▶ [Provided data]:
## START

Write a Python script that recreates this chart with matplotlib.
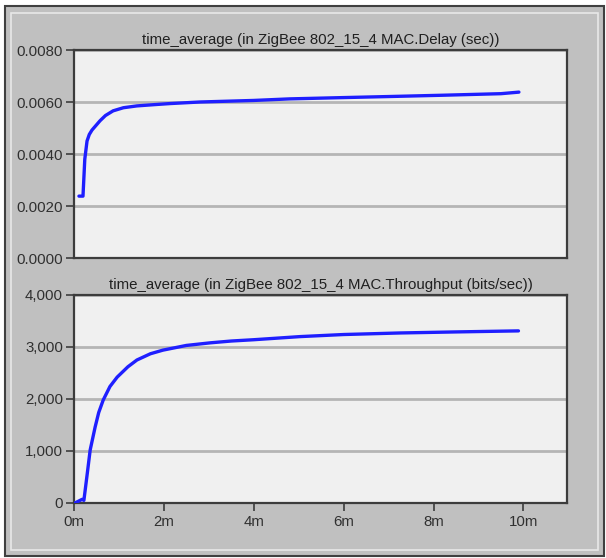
import matplotlib
matplotlib.use("Agg")
import matplotlib.pyplot as plt
from matplotlib.patches import Rectangle
from matplotlib.ticker import FuncFormatter

# ---- data (time in minutes) ----
delay_t = [0.11, 0.20, 0.24, 0.29, 0.34, 0.40, 0.50, 0.58, 0.70, 0.87, 1.10, 1.40, 1.80,
           2.14, 2.80, 4.00, 4.80, 6.00, 7.00, 8.20, 9.50, 9.90]
delay_v = [0.00238, 0.00238, 0.00380, 0.00450, 0.00475, 0.00492, 0.00512, 0.00528, 0.00548,
           0.00566, 0.00578, 0.00585, 0.00590, 0.00594, 0.00600, 0.00606, 0.00612, 0.00617,
           0.00621, 0.00626, 0.00632, 0.00638]

thr_t = [0.02, 0.18, 0.22, 0.30, 0.36, 0.47, 0.55, 0.65, 0.80, 0.96, 1.20, 1.40, 1.70,
         1.98, 2.50, 3.03, 3.50, 4.00, 5.03, 6.00, 7.26, 8.50, 9.89]
thr_v = [0, 70, 50, 600, 1020, 1460, 1740, 1980, 2240, 2420, 2620, 2750, 2870,
         2940, 3030, 3080, 3115, 3140, 3200, 3240, 3270, 3290, 3310]

x_ticks = [0, 2, 4, 6, 8, 10]
x_labels = ["0m", "2m", "4m", "6m", "8m", "10m"]
delay_ticks = [0.0, 0.002, 0.004, 0.006, 0.008]
thr_ticks = [0, 1000, 2000, 3000, 4000]
title_delay = "time_average (in ZigBee 802_15_4 MAC.Delay (sec))"
title_thr = "time_average (in ZigBee 802_15_4 MAC.Throughput (bits/sec))"

W, H = 606, 558
plt.rcParams['font.family'] = ['Liberation Sans', 'DejaVu Sans']
fig = plt.figure(figsize=(W / 100, H / 100), dpi=100)
fig.patch.set_facecolor('white')

def fx(px):
    return px / W

def fy(py):
    return 1 - py / H

# outer panel frame
fig.patches.append(Rectangle((fx(5), fy(556)), fx(599), 550 / H, transform=fig.transFigure,
                             facecolor='#c0c0c0', edgecolor='#404040', linewidth=1.5, zorder=-10))
fig.patches.append(Rectangle((fx(11), fy(550)), fx(587), 537 / H, transform=fig.transFigure,
                             facecolor='#c0c0c0', edgecolor='#e8e8e8', linewidth=1.2, zorder=-9))

left, right = 74, 567
ax1 = fig.add_axes([fx(left), fy(258), fx(right - left), (258 - 50) / H])
ax2 = fig.add_axes([fx(left), fy(503), fx(right - left), (503 - 295) / H])

line_color = '#1f1fff'
grid_color = '#b5b5b5'
dark = '#3c3c3c'
fs = 10.8

for ax in (ax1, ax2):
    ax.set_zorder(5)
    ax.set_facecolor('#f0f0f0')
    for s in ax.spines.values():
        s.set_color(dark)
        s.set_linewidth(1.6)
    ax.set_xlim(0, 10.97)
    ax.tick_params(axis='y', direction='out', length=6, width=1.2, color=dark,
                   labelsize=fs, labelcolor='#303030', pad=2)
    ax.grid(axis='y', color=grid_color, linewidth=2)
    ax.set_axisbelow(True)

ax1.plot(delay_t, delay_v, color=line_color, linewidth=2.4, solid_capstyle='round',
         solid_joinstyle='round', zorder=3)
ax1.set_ylim(0, 0.008)
ax1.set_yticks(delay_ticks)
ax1.yaxis.set_major_formatter(FuncFormatter(lambda v, p: f"{v:.4f}"))
ax1.set_xticks([])
ax1.set_title(title_delay, fontsize=fs, color='#202020', pad=4)

ax2.plot(thr_t, thr_v, color=line_color, linewidth=2.4, solid_capstyle='round',
         solid_joinstyle='round', zorder=3)
ax2.set_ylim(0, 4000)
ax2.set_yticks(thr_ticks)
ax2.yaxis.set_major_formatter(FuncFormatter(lambda v, p: f"{int(v):,}"))
ax2.set_xticks(x_ticks)
ax2.set_xticklabels(x_labels)
ax2.tick_params(axis='x', direction='out', length=6, width=1.2, color=dark,
                labelsize=fs, labelcolor='#303030', pad=3)
ax2.set_title(title_thr, fontsize=fs, color='#202020', pad=4)

fig.savefig("out.png", dpi=100, facecolor=fig.get_facecolor())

## END

▶ [What you should do]:
Copy out all the data exactly; skip the pictures.

▶ [Completed exercise]:
Write a Python script that recreates this chart with matplotlib.
import matplotlib
matplotlib.use("Agg")
import matplotlib.pyplot as plt
from matplotlib.patches import Rectangle
from matplotlib.ticker import FuncFormatter

# ---- data (time in minutes) ----
delay_t = [0.11, 0.20, 0.24, 0.29, 0.34, 0.40, 0.50, 0.58, 0.70, 0.87, 1.10, 1.40, 1.80,
           2.14, 2.80, 4.00, 4.80, 6.00, 7.00, 8.20, 9.50, 9.90]
delay_v = [0.00238, 0.00238, 0.00380, 0.00450, 0.00475, 0.00492, 0.00512, 0.00528, 0.00548,
           0.00566, 0.00578, 0.00585, 0.00590, 0.00594, 0.00600, 0.00606, 0.00612, 0.00617,
           0.00621, 0.00626, 0.00632, 0.00638]

thr_t = [0.02, 0.18, 0.22, 0.30, 0.36, 0.47, 0.55, 0.65, 0.80, 0.96, 1.20, 1.40, 1.70,
         1.98, 2.50, 3.03, 3.50, 4.00, 5.03, 6.00, 7.26, 8.50, 9.89]
thr_v = [0, 70, 50, 600, 1020, 1460, 1740, 1980, 2240, 2420, 2620, 2750, 2870,
         2940, 3030, 3080, 3115, 3140, 3200, 3240, 3270, 3290, 3310]

x_ticks = [0, 2, 4, 6, 8, 10]
x_labels = ["0m", "2m", "4m", "6m", "8m", "10m"]
delay_ticks = [0.0, 0.002, 0.004, 0.006, 0.008]
thr_ticks = [0, 1000, 2000, 3000, 4000]
title_delay = "time_average (in ZigBee 802_15_4 MAC.Delay (sec))"
title_thr = "time_average (in ZigBee 802_15_4 MAC.Throughput (bits/sec))"

W, H = 606, 558
plt.rcParams['font.family'] = ['Liberation Sans', 'DejaVu Sans']
fig = plt.figure(figsize=(W / 100, H / 100), dpi=100)
fig.patch.set_facecolor('white')

def fx(px):
    return px / W

def fy(py):
    return 1 - py / H

# outer panel frame
fig.patches.append(Rectangle((fx(5), fy(556)), fx(599), 550 / H, transform=fig.transFigure,
                             facecolor='#c0c0c0', edgecolor='#404040', linewidth=1.5, zorder=-10))
fig.patches.append(Rectangle((fx(11), fy(550)), fx(587), 537 / H, transform=fig.transFigure,
                             facecolor='#c0c0c0', edgecolor='#e8e8e8', linewidth=1.2, zorder=-9))

left, right = 74, 567
ax1 = fig.add_axes([fx(left), fy(258), fx(right - left), (258 - 50) / H])
ax2 = fig.add_axes([fx(left), fy(503), fx(right - left), (503 - 295) / H])

line_color = '#1f1fff'
grid_color = '#b5b5b5'
dark = '#3c3c3c'
fs = 10.8

for ax in (ax1, ax2):
    ax.set_zorder(5)
    ax.set_facecolor('#f0f0f0')
    for s in ax.spines.values():
        s.set_color(dark)
        s.set_linewidth(1.6)
    ax.set_xlim(0, 10.97)
    ax.tick_params(axis='y', direction='out', length=6, width=1.2, color=dark,
                   labelsize=fs, labelcolor='#303030', pad=2)
    ax.grid(axis='y', color=grid_color, linewidth=2)
    ax.set_axisbelow(True)

ax1.plot(delay_t, delay_v, color=line_color, linewidth=2.4, solid_capstyle='round',
         solid_joinstyle='round', zorder=3)
ax1.set_ylim(0, 0.008)
ax1.set_yticks(delay_ticks)
ax1.yaxis.set_major_formatter(FuncFormatter(lambda v, p: f"{v:.4f}"))
ax1.set_xticks([])
ax1.set_title(title_delay, fontsize=fs, color='#202020', pad=4)

ax2.plot(thr_t, thr_v, color=line_color, linewidth=2.4, solid_capstyle='round',
         solid_joinstyle='round', zorder=3)
ax2.set_ylim(0, 4000)
ax2.set_yticks(thr_ticks)
ax2.yaxis.set_major_formatter(FuncFormatter(lambda v, p: f"{int(v):,}"))
ax2.set_xticks(x_ticks)
ax2.set_xticklabels(x_labels)
ax2.tick_params(axis='x', direction='out', length=6, width=1.2, color=dark,
                labelsize=fs, labelcolor='#303030', pad=3)
ax2.set_title(title_thr, fontsize=fs, color='#202020', pad=4)

fig.savefig("out.png", dpi=100, facecolor=fig.get_facecolor())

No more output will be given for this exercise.